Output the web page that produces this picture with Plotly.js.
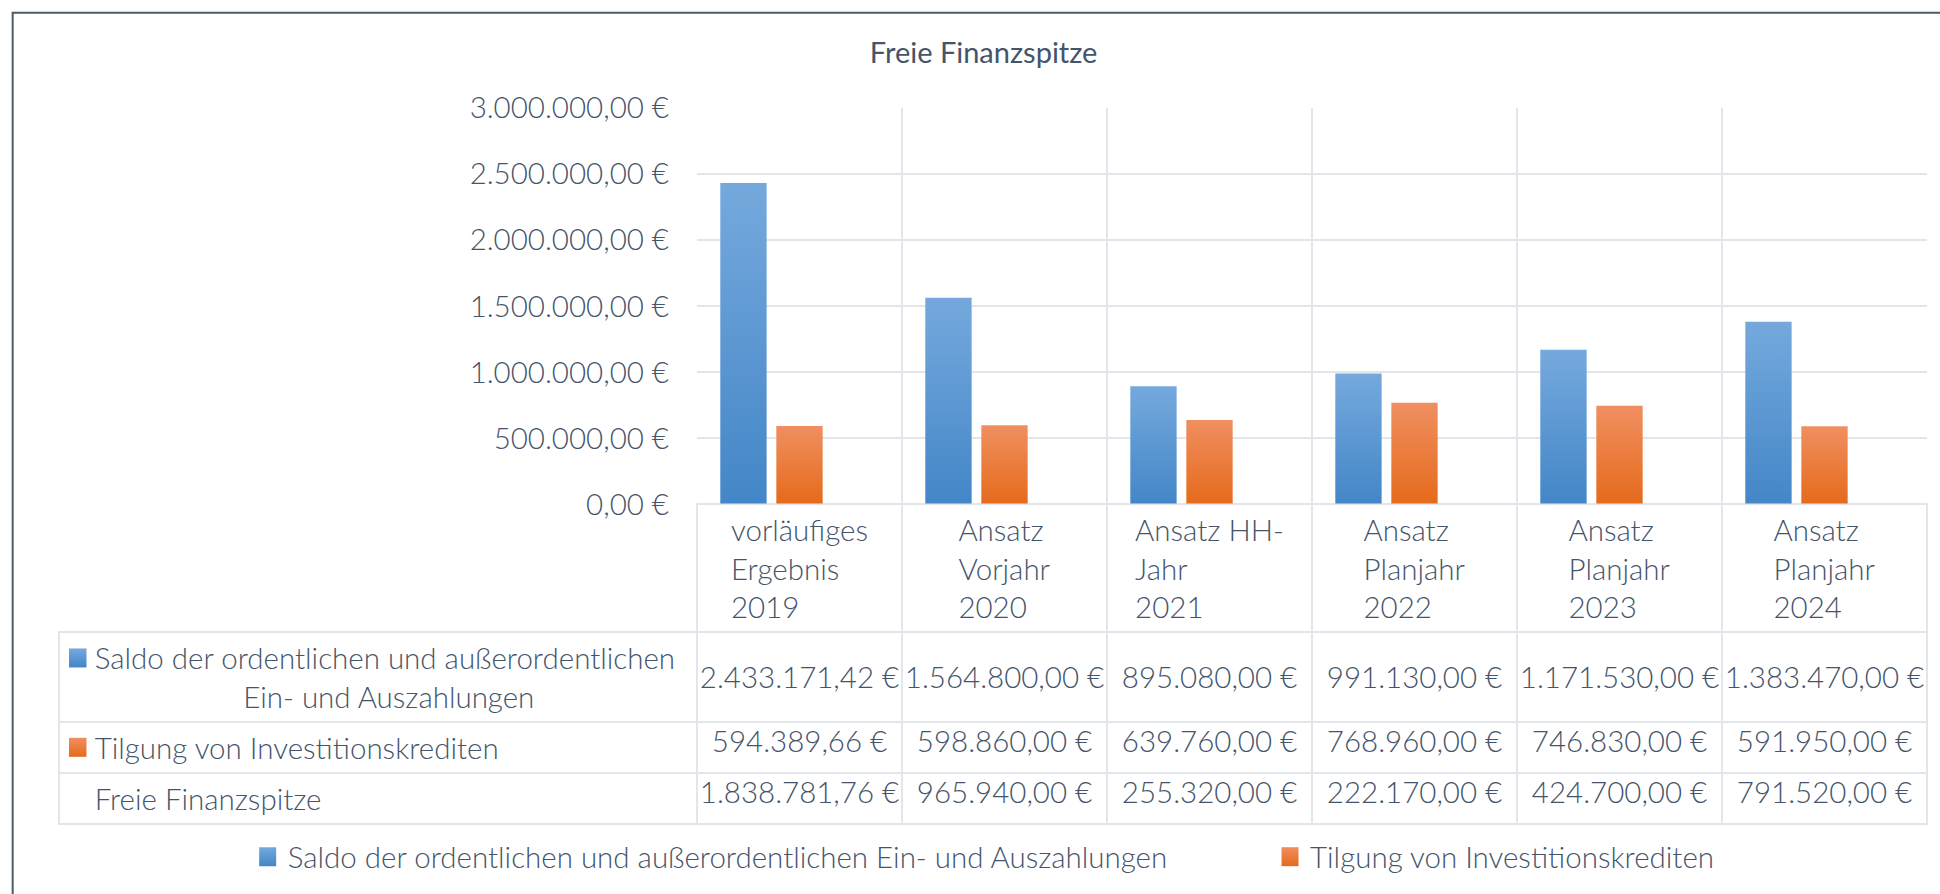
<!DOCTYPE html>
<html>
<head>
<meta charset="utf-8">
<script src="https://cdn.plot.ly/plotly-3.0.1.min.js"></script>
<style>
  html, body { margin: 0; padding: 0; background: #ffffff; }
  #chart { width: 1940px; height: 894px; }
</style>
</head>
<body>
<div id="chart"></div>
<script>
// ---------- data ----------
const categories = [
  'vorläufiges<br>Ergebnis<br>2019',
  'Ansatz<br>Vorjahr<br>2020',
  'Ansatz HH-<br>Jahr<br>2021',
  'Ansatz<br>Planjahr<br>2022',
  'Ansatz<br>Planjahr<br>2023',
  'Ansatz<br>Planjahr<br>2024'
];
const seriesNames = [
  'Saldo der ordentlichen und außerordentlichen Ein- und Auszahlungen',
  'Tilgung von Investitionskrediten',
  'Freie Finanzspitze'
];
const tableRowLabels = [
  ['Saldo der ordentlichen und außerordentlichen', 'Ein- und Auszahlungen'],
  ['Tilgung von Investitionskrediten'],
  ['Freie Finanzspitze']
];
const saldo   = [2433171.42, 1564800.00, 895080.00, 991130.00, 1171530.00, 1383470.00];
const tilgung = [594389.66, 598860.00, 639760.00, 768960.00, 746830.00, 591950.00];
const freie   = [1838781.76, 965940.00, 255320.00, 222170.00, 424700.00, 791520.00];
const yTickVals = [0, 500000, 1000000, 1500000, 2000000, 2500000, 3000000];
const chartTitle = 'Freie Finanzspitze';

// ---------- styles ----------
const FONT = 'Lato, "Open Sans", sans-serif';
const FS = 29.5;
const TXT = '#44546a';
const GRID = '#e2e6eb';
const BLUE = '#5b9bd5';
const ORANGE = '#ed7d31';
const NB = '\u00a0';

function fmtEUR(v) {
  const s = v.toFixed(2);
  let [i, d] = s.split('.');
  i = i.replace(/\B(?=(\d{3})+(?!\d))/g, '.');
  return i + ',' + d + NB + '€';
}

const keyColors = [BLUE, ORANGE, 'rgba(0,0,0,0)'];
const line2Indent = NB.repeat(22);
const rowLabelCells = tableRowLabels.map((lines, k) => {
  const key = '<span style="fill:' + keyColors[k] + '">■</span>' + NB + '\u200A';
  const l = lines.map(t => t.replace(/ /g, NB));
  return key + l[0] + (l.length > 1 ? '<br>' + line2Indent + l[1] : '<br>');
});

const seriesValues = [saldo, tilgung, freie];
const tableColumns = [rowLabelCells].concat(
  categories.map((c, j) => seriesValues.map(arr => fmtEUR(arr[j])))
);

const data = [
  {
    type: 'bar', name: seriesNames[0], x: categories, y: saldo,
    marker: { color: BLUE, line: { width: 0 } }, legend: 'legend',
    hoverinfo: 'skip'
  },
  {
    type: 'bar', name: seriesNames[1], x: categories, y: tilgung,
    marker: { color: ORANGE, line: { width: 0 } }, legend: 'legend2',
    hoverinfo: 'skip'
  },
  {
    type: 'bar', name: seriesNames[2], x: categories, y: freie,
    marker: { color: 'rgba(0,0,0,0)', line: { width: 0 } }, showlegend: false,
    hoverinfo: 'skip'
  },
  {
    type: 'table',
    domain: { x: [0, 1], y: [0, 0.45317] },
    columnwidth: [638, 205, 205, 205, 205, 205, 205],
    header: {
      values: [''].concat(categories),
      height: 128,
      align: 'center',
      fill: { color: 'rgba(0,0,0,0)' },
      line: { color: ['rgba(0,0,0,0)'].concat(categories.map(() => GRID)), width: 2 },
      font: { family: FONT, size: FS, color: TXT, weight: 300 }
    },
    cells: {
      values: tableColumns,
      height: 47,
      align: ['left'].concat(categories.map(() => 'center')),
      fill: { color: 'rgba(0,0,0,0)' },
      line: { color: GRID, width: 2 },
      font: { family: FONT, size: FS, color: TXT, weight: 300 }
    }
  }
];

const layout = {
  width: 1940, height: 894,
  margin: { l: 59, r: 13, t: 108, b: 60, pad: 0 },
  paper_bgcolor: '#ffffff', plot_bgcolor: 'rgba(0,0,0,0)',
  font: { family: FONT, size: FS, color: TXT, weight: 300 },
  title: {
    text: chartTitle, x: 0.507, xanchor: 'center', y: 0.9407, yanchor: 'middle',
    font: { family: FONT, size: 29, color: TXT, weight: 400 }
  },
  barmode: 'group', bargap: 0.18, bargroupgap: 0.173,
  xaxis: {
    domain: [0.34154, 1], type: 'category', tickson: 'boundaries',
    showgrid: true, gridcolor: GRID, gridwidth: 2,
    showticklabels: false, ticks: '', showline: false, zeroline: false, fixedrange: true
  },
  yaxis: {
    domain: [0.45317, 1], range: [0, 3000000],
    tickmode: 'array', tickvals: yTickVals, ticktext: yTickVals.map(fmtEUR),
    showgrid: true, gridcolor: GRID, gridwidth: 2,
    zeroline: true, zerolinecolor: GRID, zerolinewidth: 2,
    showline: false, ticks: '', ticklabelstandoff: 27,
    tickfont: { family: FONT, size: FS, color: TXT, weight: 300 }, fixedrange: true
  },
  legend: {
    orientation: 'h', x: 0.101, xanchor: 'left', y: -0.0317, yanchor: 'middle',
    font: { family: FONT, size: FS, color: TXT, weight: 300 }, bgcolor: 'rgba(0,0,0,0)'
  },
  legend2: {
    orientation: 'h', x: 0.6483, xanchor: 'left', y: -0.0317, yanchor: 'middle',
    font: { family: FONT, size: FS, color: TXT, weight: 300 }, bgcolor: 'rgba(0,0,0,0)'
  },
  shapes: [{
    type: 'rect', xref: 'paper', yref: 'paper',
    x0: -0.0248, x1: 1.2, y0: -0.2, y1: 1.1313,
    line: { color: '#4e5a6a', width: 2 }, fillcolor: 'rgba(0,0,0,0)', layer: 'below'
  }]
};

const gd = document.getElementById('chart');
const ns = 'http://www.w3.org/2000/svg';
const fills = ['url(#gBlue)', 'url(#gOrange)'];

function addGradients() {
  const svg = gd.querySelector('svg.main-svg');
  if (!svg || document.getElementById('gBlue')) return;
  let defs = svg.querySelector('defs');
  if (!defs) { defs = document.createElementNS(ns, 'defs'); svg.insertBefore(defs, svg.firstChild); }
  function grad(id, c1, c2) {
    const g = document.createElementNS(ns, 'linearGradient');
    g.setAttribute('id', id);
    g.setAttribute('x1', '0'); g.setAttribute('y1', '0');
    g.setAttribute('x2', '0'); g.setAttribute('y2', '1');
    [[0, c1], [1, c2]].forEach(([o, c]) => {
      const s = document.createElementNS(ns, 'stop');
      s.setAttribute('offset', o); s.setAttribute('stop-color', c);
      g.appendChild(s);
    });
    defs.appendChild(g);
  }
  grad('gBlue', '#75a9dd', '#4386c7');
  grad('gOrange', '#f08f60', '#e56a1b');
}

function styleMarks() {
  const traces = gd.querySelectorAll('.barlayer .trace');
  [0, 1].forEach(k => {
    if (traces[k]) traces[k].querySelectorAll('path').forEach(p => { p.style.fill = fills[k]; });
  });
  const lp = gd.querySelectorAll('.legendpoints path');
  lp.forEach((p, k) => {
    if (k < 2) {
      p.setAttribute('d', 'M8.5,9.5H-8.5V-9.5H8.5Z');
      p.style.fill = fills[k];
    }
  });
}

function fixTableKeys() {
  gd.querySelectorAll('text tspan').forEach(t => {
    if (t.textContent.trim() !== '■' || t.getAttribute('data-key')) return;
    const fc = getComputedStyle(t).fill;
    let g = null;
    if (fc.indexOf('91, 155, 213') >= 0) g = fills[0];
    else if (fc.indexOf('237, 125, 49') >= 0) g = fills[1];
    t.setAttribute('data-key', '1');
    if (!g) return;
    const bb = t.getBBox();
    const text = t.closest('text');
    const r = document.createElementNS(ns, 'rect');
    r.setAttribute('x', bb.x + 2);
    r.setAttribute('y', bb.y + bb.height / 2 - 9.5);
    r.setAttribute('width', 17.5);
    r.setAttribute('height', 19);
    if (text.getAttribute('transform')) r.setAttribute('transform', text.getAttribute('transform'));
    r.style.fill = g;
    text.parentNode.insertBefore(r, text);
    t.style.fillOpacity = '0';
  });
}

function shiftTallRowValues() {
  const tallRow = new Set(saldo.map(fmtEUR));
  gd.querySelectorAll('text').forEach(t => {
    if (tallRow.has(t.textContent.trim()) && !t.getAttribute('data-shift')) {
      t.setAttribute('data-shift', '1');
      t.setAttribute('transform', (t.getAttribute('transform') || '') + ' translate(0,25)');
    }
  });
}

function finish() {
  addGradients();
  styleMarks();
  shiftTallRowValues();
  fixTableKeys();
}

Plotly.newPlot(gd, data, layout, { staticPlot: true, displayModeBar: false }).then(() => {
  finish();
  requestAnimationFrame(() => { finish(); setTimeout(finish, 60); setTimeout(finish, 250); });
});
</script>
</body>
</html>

What you should do: Without the pictures, return the listing above from its first line through the line that has "const chartTitle = 'Freie Finanzspitze';".

Response to this exercise:
Output the web page that produces this picture with Plotly.js.
<!DOCTYPE html>
<html>
<head>
<meta charset="utf-8">
<script src="https://cdn.plot.ly/plotly-3.0.1.min.js"></script>
<style>
  html, body { margin: 0; padding: 0; background: #ffffff; }
  #chart { width: 1940px; height: 894px; }
</style>
</head>
<body>
<div id="chart"></div>
<script>
// ---------- data ----------
const categories = [
  'vorläufiges<br>Ergebnis<br>2019',
  'Ansatz<br>Vorjahr<br>2020',
  'Ansatz HH-<br>Jahr<br>2021',
  'Ansatz<br>Planjahr<br>2022',
  'Ansatz<br>Planjahr<br>2023',
  'Ansatz<br>Planjahr<br>2024'
];
const seriesNames = [
  'Saldo der ordentlichen und außerordentlichen Ein- und Auszahlungen',
  'Tilgung von Investitionskrediten',
  'Freie Finanzspitze'
];
const tableRowLabels = [
  ['Saldo der ordentlichen und außerordentlichen', 'Ein- und Auszahlungen'],
  ['Tilgung von Investitionskrediten'],
  ['Freie Finanzspitze']
];
const saldo   = [2433171.42, 1564800.00, 895080.00, 991130.00, 1171530.00, 1383470.00];
const tilgung = [594389.66, 598860.00, 639760.00, 768960.00, 746830.00, 591950.00];
const freie   = [1838781.76, 965940.00, 255320.00, 222170.00, 424700.00, 791520.00];
const yTickVals = [0, 500000, 1000000, 1500000, 2000000, 2500000, 3000000];
const chartTitle = 'Freie Finanzspitze';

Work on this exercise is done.